Impact of different geometrical structures of copper(II) complexes on interactions with bio-relevant nucleophiles under physiological conditions

Over the past decades, transition metal complexes have attracted considerable attention in medicinal inorganic chemistry, especially as synthetic metallonucleases and metal-based anticancer drugs that are able to bind to DNA under physiological conditions (Pessoa, J.C., et al. J. Inorg. Biochem. 2011, 105, 637-644). Copper(II) complexes offer various potential advantages as antimicrobial, antiviral, anti-inflammatory, antitumor agents, enzyme inhibitors, chemical nucleases, and they are also beneficial against several diseases like copper rheumatoid and gastric ulcers (Fricker, S.P., Dalton Trans. 2007, 43, 4903-4917). Substitution reactions of square-planar [CuCl2(en)] and square-pyramidal [CuCl2(terpy)] complexes (where en= 1,2-diaminoethane and terpy= 2,2’:6’,2’’- terpyridine) with bio-relevant nucleophiles have been investigated at pH 7.4 in the presence of 0.010 M NaCl. Mechanism of substitution was probed via mole-ratio, kinetic, mass spectroscopy and EPR studies.
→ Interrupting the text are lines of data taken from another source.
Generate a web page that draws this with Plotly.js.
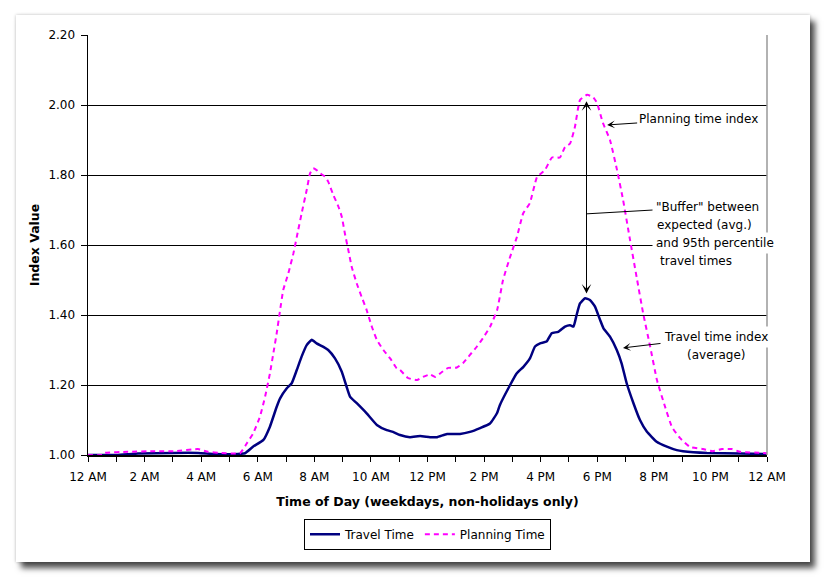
<!DOCTYPE html>
<html>
<head>
<meta charset="utf-8">
<script src="https://cdn.plot.ly/plotly-3.0.1.min.js"></script>
<style>
  html, body { margin: 0; padding: 0; background: #ffffff; }
  #frame { position: absolute; left: 16px; top: 15px; width: 794px; height: 547px; background: #ffffff;
           box-shadow: 5px 6px 6px rgba(0,0,0,0.7), 0 0 3px rgba(0,0,0,0.25); }
  #chart { position: absolute; left: 0; top: 0; width: 828px; height: 580px; }
</style>
</head>
<body>
<div id="frame"></div>
<div id="chart"></div>
<script>
// ---- data (hours after midnight, index values) ----
const travelHours = [0.0, 1.0, 1.77, 3.0, 3.89, 4.5, 5.30, 5.55, 5.84, 6.20, 6.43, 6.67, 6.79, 7.02, 7.20, 7.38, 7.55, 7.73, 7.91, 8.08, 8.32, 8.49, 8.73, 8.97, 9.14, 9.26, 9.50, 9.85, 10.21, 10.56, 10.78, 11.03, 11.38, 11.74, 12.09, 12.34, 12.69, 13.15, 13.50, 13.86, 14.21, 14.46, 14.56, 14.92, 15.15, 15.39, 15.62, 15.80, 15.98, 16.21, 16.39, 16.62, 16.86, 17.04, 17.16, 17.27, 17.39, 17.57, 17.74, 17.92, 18.10, 18.22, 18.45, 18.69, 18.86, 19.04, 19.28, 19.51, 19.75, 20.10, 20.46, 20.81, 21.03, 21.88, 23.05, 24.0];
const travelIndex = [1.000, 1.000, 1.004, 1.006, 1.006, 1.003, 1.003, 1.005, 1.024, 1.043, 1.081, 1.138, 1.162, 1.190, 1.205, 1.243, 1.281, 1.314, 1.329, 1.319, 1.309, 1.300, 1.276, 1.238, 1.195, 1.167, 1.148, 1.119, 1.086, 1.071, 1.066, 1.057, 1.051, 1.054, 1.051, 1.051, 1.060, 1.060, 1.066, 1.077, 1.090, 1.120, 1.143, 1.200, 1.233, 1.252, 1.276, 1.310, 1.319, 1.324, 1.348, 1.352, 1.367, 1.371, 1.367, 1.400, 1.433, 1.448, 1.443, 1.424, 1.386, 1.362, 1.338, 1.300, 1.262, 1.205, 1.148, 1.100, 1.067, 1.038, 1.024, 1.014, 1.011, 1.006, 1.004, 1.003];

const planHours = [0.0, 0.5, 0.6, 1.41, 2.37, 3.08, 3.89, 4.24, 4.70, 5.37, 5.61, 5.84, 6.08, 6.26, 6.43, 6.55, 6.67, 6.79, 6.90, 7.08, 7.26, 7.43, 7.55, 7.73, 7.85, 7.96, 8.08, 8.20, 8.38, 8.49, 8.67, 8.85, 8.97, 9.08, 9.20, 9.32, 9.50, 9.67, 9.85, 10.03, 10.21, 10.44, 10.68, 10.91, 11.03, 11.31, 11.63, 11.84, 12.09, 12.27, 12.51, 12.73, 13.04, 13.26, 13.50, 13.75, 13.96, 14.21, 14.46, 14.67, 14.92, 15.16, 15.38, 15.62, 15.87, 16.15, 16.40, 16.68, 16.86, 17.04, 17.21, 17.39, 17.64, 17.85, 17.99, 18.20, 18.45, 18.70, 18.91, 19.16, 19.41, 19.62, 19.87, 20.11, 20.40, 20.64, 20.92, 21.28, 21.74, 22.09, 22.41, 22.76, 23.05, 23.86, 24.0];
const planIndex = [1.000, 1.000, 1.006, 1.009, 1.011, 1.011, 1.017, 1.009, 1.006, 1.005, 1.033, 1.062, 1.110, 1.167, 1.233, 1.290, 1.348, 1.414, 1.471, 1.519, 1.576, 1.643, 1.690, 1.757, 1.805, 1.819, 1.814, 1.805, 1.795, 1.781, 1.743, 1.710, 1.681, 1.633, 1.586, 1.538, 1.490, 1.452, 1.414, 1.367, 1.329, 1.300, 1.276, 1.248, 1.243, 1.220, 1.214, 1.223, 1.230, 1.223, 1.237, 1.249, 1.250, 1.263, 1.286, 1.310, 1.334, 1.366, 1.414, 1.500, 1.566, 1.623, 1.690, 1.720, 1.794, 1.814, 1.850, 1.850, 1.880, 1.890, 1.937, 2.014, 2.029, 2.023, 2.006, 1.949, 1.900, 1.814, 1.730, 1.614, 1.500, 1.406, 1.310, 1.214, 1.137, 1.080, 1.049, 1.023, 1.017, 1.011, 1.017, 1.017, 1.009, 1.006, 1.005];

const xTickVals = [0, 2, 4, 6, 8, 10, 12, 14, 16, 18, 20, 22, 24];
const xTickText = ['12 AM', '2 AM', '4 AM', '6 AM', '8 AM', '10 AM', '12 PM', '2 PM', '4 PM', '6 PM', '8 PM', '10 PM', '12 AM'];
const xMinorVals = [1, 3, 5, 7, 9, 11, 13, 15, 17, 19, 21, 23];
const yTickVals = [1.0, 1.2, 1.4, 1.6, 1.8, 2.0, 2.2];

const seriesNames = ['Travel Time', 'Planning Time'];

// buffer arrow: from travel-time peak to planning-time peak
const bufferHour = 17.62;
const bufferLow = 1.457;
const bufferHigh = 2.011;

const FONT = 'DejaVu Sans, Verdana, sans-serif';

const traces = [
  { x: travelHours, y: travelIndex, name: seriesNames[0], type: 'scatter', mode: 'lines',
    line: { color: '#000080', width: 2.5, shape: 'spline', smoothing: 0.4 } },
  { x: planHours, y: planIndex, name: seriesNames[1], type: 'scatter', mode: 'lines',
    line: { color: '#FF00FF', width: 2, dash: '5px,4px', shape: 'spline', smoothing: 0.4 } }
];

const annFont = { family: FONT, size: 12, color: '#000' };

const annotations = [
  // Planning time index label
  { xref: 'x', yref: 'y', x: 18.35, y: 1.943, ax: 91, ay: -6, text: 'Planning time index',
    showarrow: true, arrowhead: 3, arrowsize: 1.3, arrowwidth: 1, arrowcolor: '#000',
    font: annFont, bgcolor: '#fff', borderpad: 1 },
  // buffer double arrow
  { xref: 'x', yref: 'y', x: bufferHour, y: bufferHigh, axref: 'x', ayref: 'y', ax: bufferHour, ay: bufferLow,
    text: '', showarrow: true, arrowhead: 3, startarrowhead: 3, arrowside: 'end+start',
    arrowsize: 1.6, startarrowsize: 1.6, arrowwidth: 1, arrowcolor: '#000' },
  // buffer text lines
  { xref: 'x', yref: 'y', x: bufferHour, y: 1.689, ax: 121, ay: -7, text: '"Buffer" between',
    showarrow: true, arrowhead: 0, arrowwidth: 1, arrowcolor: '#000',
    font: annFont, bgcolor: '#fff', borderpad: 3 },
  { xref: 'paper', yref: 'paper', x: (653 - 88) / 679, y: (455 - 225) / 420, xanchor: 'left', yanchor: 'middle',
    text: 'expected (avg.)', showarrow: false, font: annFont, bgcolor: '#fff', borderpad: 3 },
  { xref: 'paper', yref: 'paper', x: (652 - 88) / 679, y: (455 - 243) / 420, xanchor: 'left', yanchor: 'middle',
    text: 'and 95th percentile', showarrow: false, font: annFont, bgcolor: '#fff', borderpad: 3 },
  { xref: 'paper', yref: 'paper', x: (656 - 88) / 679, y: (455 - 261) / 420, xanchor: 'left', yanchor: 'middle',
    text: 'travel times', showarrow: false, font: annFont, bgcolor: '#fff', borderpad: 3 },
  // travel time index label
  { xref: 'x', yref: 'y', x: 18.91, y: 1.306, ax: 93, ay: -11, text: 'Travel time index',
    showarrow: true, arrowhead: 3, arrowsize: 1.3, arrowwidth: 1, arrowcolor: '#000',
    font: annFont, bgcolor: '#fff', borderpad: 3 },
  { xref: 'paper', yref: 'paper', x: (716 - 88) / 679, y: (455 - 355) / 420, xanchor: 'center', yanchor: 'middle',
    text: '(average)', showarrow: false, font: annFont, bgcolor: '#fff', borderpad: 3 }
];

const layout = {
  width: 828, height: 580,
  margin: { l: 88, r: 61, t: 35, b: 125 },
  paper_bgcolor: 'rgba(0,0,0,0)',
  plot_bgcolor: '#ffffff',
  font: { family: FONT, size: 12, color: '#000' },
  showlegend: true,
  legend: {
    orientation: 'h', x: 0.5, xanchor: 'center', y: -0.152, yanchor: 'top',
    bordercolor: '#000', borderwidth: 1, bgcolor: '#fff',
    font: { family: FONT, size: 12, color: '#000' }, itemwidth: 30, tracegroupgap: 0
  },
  xaxis: {
    range: [0, 24], tickmode: 'array', tickvals: xTickVals, ticktext: xTickText,
    ticks: 'outside', ticklen: 5, tickwidth: 1, tickcolor: '#000', ticklabelstandoff: 5,
    minor: { tickmode: 'array', tickvals: xMinorVals, ticks: 'outside', ticklen: 5, tickwidth: 1, tickcolor: '#000', showgrid: false },
    showline: true, linecolor: '#000', linewidth: 1.5, showgrid: false, zeroline: false,
    tickfont: { family: FONT, size: 12, color: '#000' },
    title: { text: 'Time of Day (weekdays, non-holidays only)', font: { family: FONT, size: 12.5, color: '#000', weight: 'bold' }, standoff: 14 }
  },
  yaxis: {
    range: [1.0, 2.2], tickmode: 'array', tickvals: yTickVals, tickformat: '.2f',
    ticks: 'outside', ticklen: 6, tickwidth: 1, tickcolor: '#000', ticklabelstandoff: 3,
    showline: true, linecolor: '#000', linewidth: 1.5,
    showgrid: true, gridcolor: '#000', gridwidth: 1, zeroline: false,
    tickfont: { family: FONT, size: 12, color: '#000' },
    title: { text: 'Index Value', font: { family: FONT, size: 12.5, color: '#000', weight: 'bold' }, standoff: 6 }
  },
  shapes: [
    { type: 'line', xref: 'paper', yref: 'paper', x0: 1, x1: 1, y0: 0, y1: 1, line: { color: '#999', width: 1.5 }, layer: 'above' }
  ],
  annotations: annotations
};

Plotly.newPlot('chart', traces, layout, { displayModeBar: false, staticPlot: true });
</script>
</body>
</html>
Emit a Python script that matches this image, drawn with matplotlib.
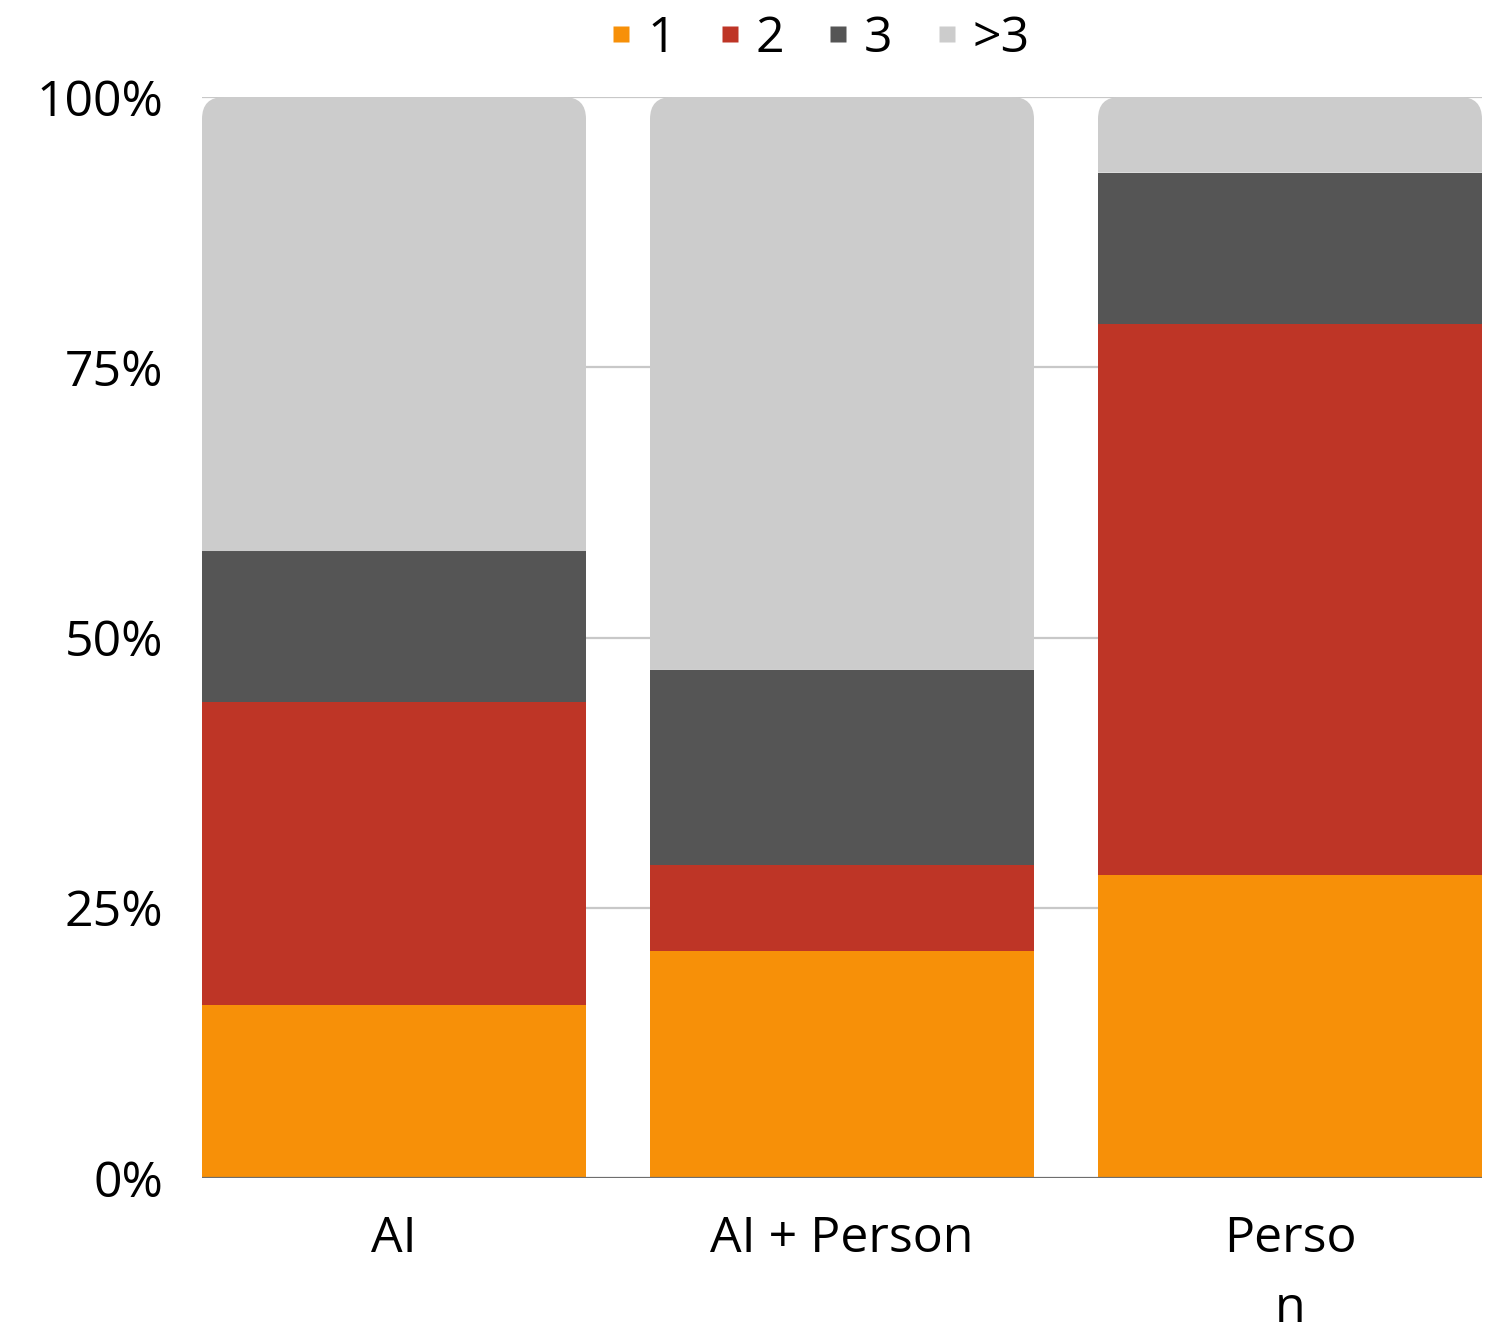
import matplotlib
matplotlib.use("Agg")
import matplotlib.pyplot as plt
from matplotlib.path import Path
from matplotlib.patches import PathPatch
from matplotlib.lines import Line2D
import numpy as np

plt.rcParams['font.family'] = ['Open Sans', 'DejaVu Sans']

categories = ["AI", "AI + Person", "Perso\nn"]
series_names = ["1", "2", "3", ">3"]
values = {
    "1":  [16, 21, 28],
    "2":  [28, 8, 51],
    "3":  [14, 18, 14],
    ">3": [42, 53, 7],
}
colors = {"1": "#F79008", "2": "#BE3526", "3": "#555555", ">3": "#CCCCCC"}
ytick_vals = [0, 25, 50, 75, 100]
ytick_labels = ["0%", "25%", "50%", "75%", "100%"]

W, H = 1499, 1325
fig = plt.figure(figsize=(W / 100, H / 100), dpi=100)
ax = fig.add_axes([202 / W, 1 - 1178 / H, (1482 - 202) / W, (1178 - 97) / H])

x = np.arange(len(categories))
bar_w = 384 / 448
ax.set_xlim(-0.5 * bar_w, len(categories) - 1 + 0.5 * bar_w)
ax.set_ylim(0, 100)

# corner radius for the rounded top segment, in data units
radius_px = 22
ax_w_px = 1482 - 202
ax_h_px = 1178 - 97
rx = radius_px * (ax.get_xlim()[1] - ax.get_xlim()[0]) / ax_w_px
ry = radius_px * (ax.get_ylim()[1] - ax.get_ylim()[0]) / ax_h_px


def rounded_top(x0, y0, w, h):
    x1, y1 = x0 + w, y0 + h
    verts = [
        (x0, y0), (x1, y0), (x1, y1 - ry),
        (x1, y1), (x1 - rx, y1),
        (x0 + rx, y1),
        (x0, y1), (x0, y1 - ry),
        (x0, y0),
    ]
    codes = [
        Path.MOVETO, Path.LINETO, Path.LINETO,
        Path.CURVE3, Path.CURVE3,
        Path.LINETO,
        Path.CURVE3, Path.CURVE3,
        Path.CLOSEPOLY,
    ]
    return Path(verts, codes)


bottom = np.zeros(len(categories))
for name in series_names:
    vals = np.array(values[name], dtype=float)
    if name == series_names[-1]:
        for xi, b, v in zip(x, bottom, vals):
            ax.add_patch(PathPatch(rounded_top(xi - bar_w / 2, b, bar_w, v),
                                   facecolor=colors[name], edgecolor="none",
                                   zorder=2))
    else:
        ax.bar(x, vals, bottom=bottom, width=bar_w, color=colors[name],
               edgecolor="none", zorder=2)
    bottom += vals

# grid and axes styling
for yv in ytick_vals[1:]:
    ax.axhline(yv, color="#C8C8C8", linewidth=1.6, zorder=1)
ax.axhline(0, color="#6E6E6E", linewidth=1.6, zorder=3)
for s in ax.spines.values():
    s.set_visible(False)

ax.set_yticks(ytick_vals)
ax.set_yticklabels(ytick_labels, fontsize=36)
ax.set_xticks(x)
ax.set_xticklabels(categories, fontsize=36, linespacing=1.55)
ax.tick_params(axis="y", length=0, pad=28)
ax.tick_params(axis="x", length=0, pad=26)

handles = [Line2D([], [], marker="s", linestyle="none", markersize=11.5,
                  markerfacecolor=colors[n], markeredgecolor="none")
           for n in series_names]
fig.legend(handles, series_names, loc="center", bbox_to_anchor=(818 / W, 1 - 39 / H),
           ncol=4, frameon=False, fontsize=36, handlelength=0.6,
           handletextpad=0.22, columnspacing=0.78, borderaxespad=0)

fig.savefig("out.png", dpi=100)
In the presence of an excess of chloride, the octahedral complex anion [CuCl4(en)]2- forms rapidly while equilibrium reaction was observed for [CuCl2(terpy)]. Different order of reactivity of selected bio-molecules toward Cu(II) complexes was observed. The nature of the buffer just affects the Cu(II) complexes conformational dynamics. According to EPR data L-Methionine forms a most stable complex with [CuCl2(en)] among the bio-ligands considered while [CuCl2(terpy)] complex is very stable and there are no significant changes in its square-pyramidal geometry in the presence of buffers or bio-ligands. The obtained results represent progress in investigation of the mechanism of substitution reactions between Cu(II) complexes and biological relevant nuclepohiles. Also, they provide very useful information for the future design of potential copper-based anticancer drugs (Selimovic, E., et al. J. Coord. Chem. 2018, 71(7), 1003-1019).